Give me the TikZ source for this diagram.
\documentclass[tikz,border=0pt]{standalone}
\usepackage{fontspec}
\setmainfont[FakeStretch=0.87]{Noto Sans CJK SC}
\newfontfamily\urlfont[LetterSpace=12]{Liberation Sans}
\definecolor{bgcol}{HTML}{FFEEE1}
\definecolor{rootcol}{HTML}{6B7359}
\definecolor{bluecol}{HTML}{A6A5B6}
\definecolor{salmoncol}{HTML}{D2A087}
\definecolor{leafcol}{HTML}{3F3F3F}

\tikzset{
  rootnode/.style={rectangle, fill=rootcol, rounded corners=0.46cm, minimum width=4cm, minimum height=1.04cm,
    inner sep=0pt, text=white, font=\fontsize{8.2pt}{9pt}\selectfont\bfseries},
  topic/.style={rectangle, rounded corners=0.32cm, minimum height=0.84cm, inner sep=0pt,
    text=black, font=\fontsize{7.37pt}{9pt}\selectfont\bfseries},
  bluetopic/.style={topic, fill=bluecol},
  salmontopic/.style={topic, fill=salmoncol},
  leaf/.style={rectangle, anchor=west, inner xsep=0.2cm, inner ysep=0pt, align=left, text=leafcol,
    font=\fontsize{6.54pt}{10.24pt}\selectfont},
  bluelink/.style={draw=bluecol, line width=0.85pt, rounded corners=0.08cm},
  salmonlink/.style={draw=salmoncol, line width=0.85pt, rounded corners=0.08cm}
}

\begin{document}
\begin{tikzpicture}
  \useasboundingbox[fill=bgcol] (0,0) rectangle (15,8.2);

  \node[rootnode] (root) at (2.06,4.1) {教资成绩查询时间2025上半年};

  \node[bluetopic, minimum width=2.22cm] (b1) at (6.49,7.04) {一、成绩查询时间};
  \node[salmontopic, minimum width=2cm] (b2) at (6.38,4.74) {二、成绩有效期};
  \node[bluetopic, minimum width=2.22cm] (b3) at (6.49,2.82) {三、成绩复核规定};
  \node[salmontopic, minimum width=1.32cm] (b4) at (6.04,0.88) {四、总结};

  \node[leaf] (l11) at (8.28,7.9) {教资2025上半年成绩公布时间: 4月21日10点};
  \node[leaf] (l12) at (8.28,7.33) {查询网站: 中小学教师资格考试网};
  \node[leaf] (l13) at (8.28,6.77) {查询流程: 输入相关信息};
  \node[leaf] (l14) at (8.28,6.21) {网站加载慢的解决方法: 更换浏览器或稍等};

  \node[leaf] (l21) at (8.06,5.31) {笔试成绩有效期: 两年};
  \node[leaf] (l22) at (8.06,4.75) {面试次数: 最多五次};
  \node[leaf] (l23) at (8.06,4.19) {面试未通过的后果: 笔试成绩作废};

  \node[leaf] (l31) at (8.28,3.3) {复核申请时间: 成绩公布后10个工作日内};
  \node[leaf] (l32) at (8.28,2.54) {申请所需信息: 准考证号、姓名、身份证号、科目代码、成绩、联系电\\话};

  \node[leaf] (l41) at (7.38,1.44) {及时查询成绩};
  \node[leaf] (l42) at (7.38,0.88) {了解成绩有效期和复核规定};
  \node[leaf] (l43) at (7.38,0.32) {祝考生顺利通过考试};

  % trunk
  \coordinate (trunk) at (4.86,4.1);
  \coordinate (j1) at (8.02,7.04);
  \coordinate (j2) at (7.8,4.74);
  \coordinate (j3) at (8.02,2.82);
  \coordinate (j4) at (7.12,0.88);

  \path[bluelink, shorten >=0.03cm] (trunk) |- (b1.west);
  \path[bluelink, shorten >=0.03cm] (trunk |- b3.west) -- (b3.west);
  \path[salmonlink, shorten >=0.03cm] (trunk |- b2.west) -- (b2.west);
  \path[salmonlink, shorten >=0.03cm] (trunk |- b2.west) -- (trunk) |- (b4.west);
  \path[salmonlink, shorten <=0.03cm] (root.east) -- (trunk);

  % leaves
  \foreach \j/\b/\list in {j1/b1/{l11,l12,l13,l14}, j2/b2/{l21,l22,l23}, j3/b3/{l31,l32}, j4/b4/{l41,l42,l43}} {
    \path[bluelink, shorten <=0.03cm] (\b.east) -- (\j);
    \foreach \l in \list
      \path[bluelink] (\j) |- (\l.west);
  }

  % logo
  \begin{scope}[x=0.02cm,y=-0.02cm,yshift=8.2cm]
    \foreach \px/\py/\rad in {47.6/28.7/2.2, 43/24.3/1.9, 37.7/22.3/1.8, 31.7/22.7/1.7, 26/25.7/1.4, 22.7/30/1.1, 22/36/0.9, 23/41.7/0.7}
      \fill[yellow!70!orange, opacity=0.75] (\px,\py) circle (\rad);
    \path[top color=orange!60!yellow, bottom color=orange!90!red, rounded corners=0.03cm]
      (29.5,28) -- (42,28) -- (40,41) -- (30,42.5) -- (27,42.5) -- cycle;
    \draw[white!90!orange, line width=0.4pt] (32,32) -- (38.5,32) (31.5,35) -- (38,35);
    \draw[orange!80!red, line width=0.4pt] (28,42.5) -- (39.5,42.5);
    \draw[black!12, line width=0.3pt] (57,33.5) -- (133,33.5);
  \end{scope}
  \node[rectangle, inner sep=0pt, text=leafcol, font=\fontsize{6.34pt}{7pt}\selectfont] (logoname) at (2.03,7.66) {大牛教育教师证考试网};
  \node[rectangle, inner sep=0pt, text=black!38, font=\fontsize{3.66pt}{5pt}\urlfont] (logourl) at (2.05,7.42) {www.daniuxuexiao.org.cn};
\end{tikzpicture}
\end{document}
---
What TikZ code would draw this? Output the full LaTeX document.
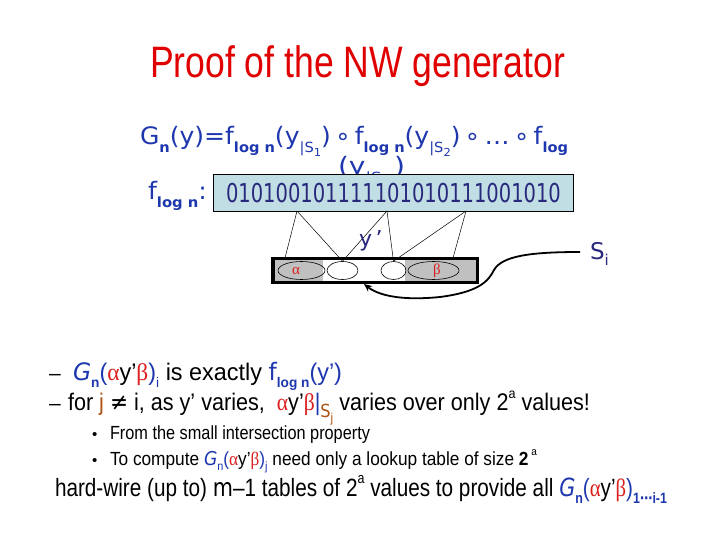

→ **WHAT THE EXERCISE ASKS**:
Copy all lines above containing the string "draw".

→ **EXPECTED ANSWER**:
  bluelink/.style={draw=bluecol, line width=0.85pt, rounded corners=0.08cm},
  salmonlink/.style={draw=salmoncol, line width=0.85pt, rounded corners=0.08cm}
    \draw[white!90!orange, line width=0.4pt] (32,32) -- (38.5,32) (31.5,35) -- (38,35);
    \draw[orange!80!red, line width=0.4pt] (28,42.5) -- (39.5,42.5);
    \draw[black!12, line width=0.3pt] (57,33.5) -- (133,33.5);
What TikZ code would draw this? Output the full LaTeX document.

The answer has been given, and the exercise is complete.